NFL’s Gambling Stance Highlights Drastic Policy Change From Early Years
Posted on: April 5, 2017, 05:00h.
Last updated on: April 5, 2017, 12:19h.
The NFL recently voted in favor of allowing the Oakland Raiders to relocate to Las Vegas, and while the move won’t officially happen until the start of the 2019 season at the earliest, the approval has thrust the league’s position on gambling into the national spotlight.
The National Football League has long opposed sports betting and gambling. Current NFL Commissioner Roger Goodell maintains those principles, but he works for the owners, and the bosses wanted Las Vegas.
The overwhelming 31-1 vote in support of Raiders owner Mark Davis moving to Vegas shows little opposition to playing games just steps from legalized sports betting markets. That highlights a drastic policy change in the NFL from prior decades.
Fumbling Foundation
Former Commissioner Pete Rozelle, perhaps the most important and influential leader in developing the league to what it is today, governed professional football in America for 29 years. The longest tenure of the eight NFL commissioners to date, Rozelle took a rather conservative approach in leading the game.
According to a Town Hall article written this week by Andy Schlafly, Rozelle didn’t allow the NFL to play games on Christmas so not to interfere with the Christian holiday. In 2016, Christmas Eve fell on a Sunday and 12 games were contested. The next day on December 25, two marquee games were broadcast nationally.
Schlafly says Rozelle also placed a ban on players visiting Las Vegas during the football season. Vegas was additionally blocked from marketing opportunities during the Super Bowl.
Rozelle was terrified over game integrity, and felt Vegas was enemy #1. Twenty-eight years after his commissionership ended in 1989, the NFL is now ready to play at least eight games a year just steps from the famed Strip in Sin City.
NFL Changing, or US?
Gambling in the United States back in 1989 was of course drastically different than today.

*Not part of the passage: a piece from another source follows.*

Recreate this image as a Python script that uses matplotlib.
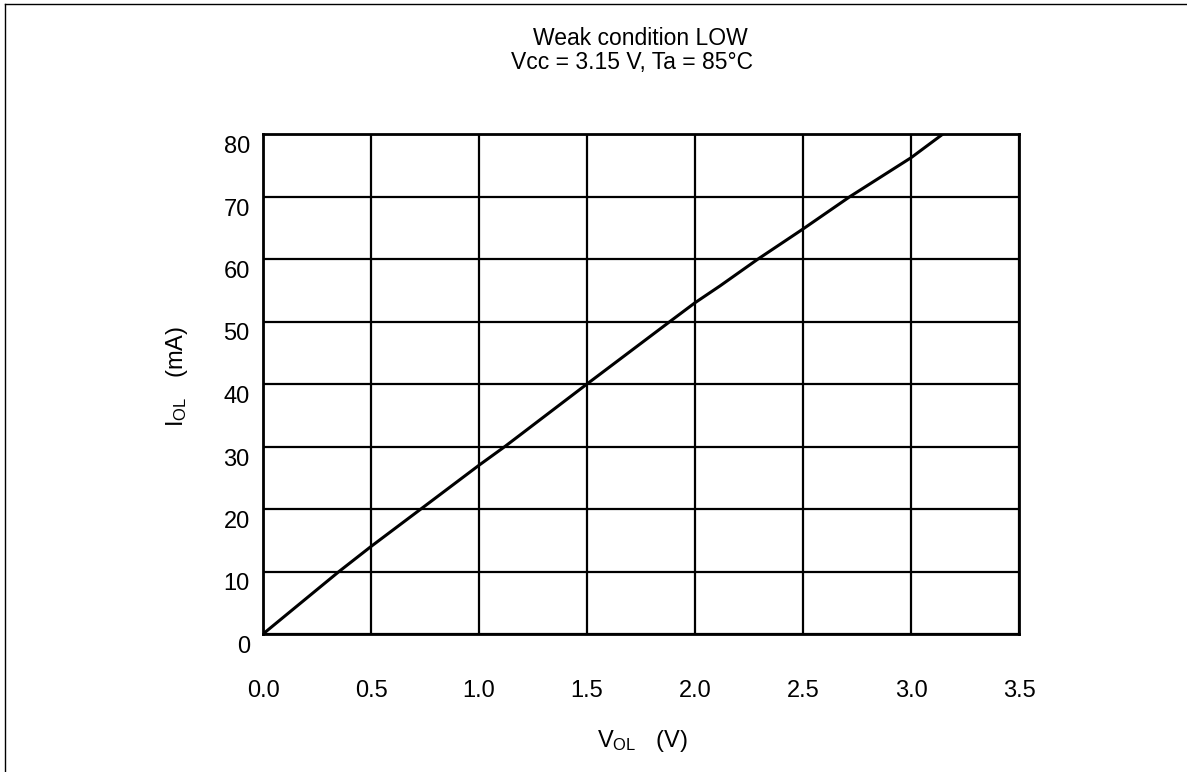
import numpy as np
import matplotlib
matplotlib.use("Agg")
import matplotlib.pyplot as plt
from matplotlib.lines import Line2D
from matplotlib.transforms import ScaledTranslation

plt.rcParams["font.family"] = "Liberation Sans"
plt.rcParams["mathtext.fontset"] = "custom"
plt.rcParams["mathtext.rm"] = "Liberation Sans"
plt.rcParams["mathtext.it"] = "Liberation Sans"

# curve
vol = [0.0, 0.352, 0.5, 0.731, 1.0, 1.12, 1.5, 1.884, 2.0, 2.116, 2.292, 2.5, 2.718, 3.0, 3.148]
iol = [0.0, 10.0, 14.0, 20.0, 27.0, 30.0, 40.0, 50.0, 53.0, 55.7, 60.0, 64.8, 70.0, 76.2, 80.0]

xticks = [0.0, 0.5, 1.0, 1.5, 2.0, 2.5, 3.0, 3.5]
yticks = [0, 10, 20, 30, 40, 50, 60, 70, 80]

W, H = 1187, 772
fig = plt.figure(figsize=(W/100, H/100), dpi=100)
ax = fig.add_axes([263/W, 1-634/H, (1019-263)/W, (634-134)/H])

ax.plot(vol, iol, color="black", lw=2.2, solid_capstyle="butt")
ax.set_xlim(0, 3.5)
ax.set_ylim(0, 80)
ax.set_xticks(xticks)
ax.set_xticklabels(["%.1f" % v for v in xticks])
ax.set_yticks(yticks)
ax.grid(True, color="black", lw=1.6)
for s in ax.spines.values():
    s.set_linewidth(2)
ax.tick_params(length=0, labelsize=17, colors="black")
ax.tick_params(axis="x", pad=33)
ax.tick_params(axis="y", pad=9.5)
# y labels sit just under their grid line
shift = ScaledTranslation(0, -2/100, fig.dpi_scale_trans)
for lab in ax.get_yticklabels():
    lab.set_va("top")
    lab.set_transform(lab.get_transform() + shift)

fig.text(642/W, 1-747/H, r"V$_{\rm OL}$   (V)", ha="center", va="baseline", fontsize=17)
fig.text(177/W, 1-377/H, r"I$_{\rm OL}$   (mA)", ha="center", va="center", rotation=90, fontsize=17)

fig.text(640/W, 1-45/H, "Weak condition LOW", ha="center", va="baseline", fontsize=16.5)
fig.text(632/W, 1-69/H, "Vcc = 3.15 V, Ta = 85\u00b0C", ha="center", va="baseline", fontsize=16.5)

# outer frame (left and top edges)
fig.add_artist(Line2D([5/W, 5/W], [0, 1-4/H], color="black", lw=1, transform=fig.transFigure))
fig.add_artist(Line2D([5/W, 1], [1-4/H, 1-4/H], color="black", lw=1, transform=fig.transFigure))

fig.savefig("out.png", dpi=100)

Casinos were still largely confined to Las Vegas and Atlantic City, but over the last three decades states have expanded gambling in an attempt to bring in new forms of tax revenue.
In May of 2016, the American Gaming Association (AGA) concluded that 26 of the NFL’s 32 teams play their home games within a one-hour drive of a casino. It’s a leading reason why all but Miami Dolphins owner Stephen Ross cast votes in favor of the Raiders’ wishes to move to Vegas.
Robert Kraft, owner of the New England Patriots, explained last year, “I came into the league in 1994. Back then, any exploration of that market (Vegas) was dismissed. The sports gaming risks in Vegas are no longer exclusive to Vegas.”
With gambling significantly changing over the years, many believe it’s also time to repeal the Professional and Amateur Sports Protection Act of 1992, the law that restricts full-fledged sports betting to Nevada. President Trump recently said he would be willing to consider such legislation, but would first want to hear all sides of the issue.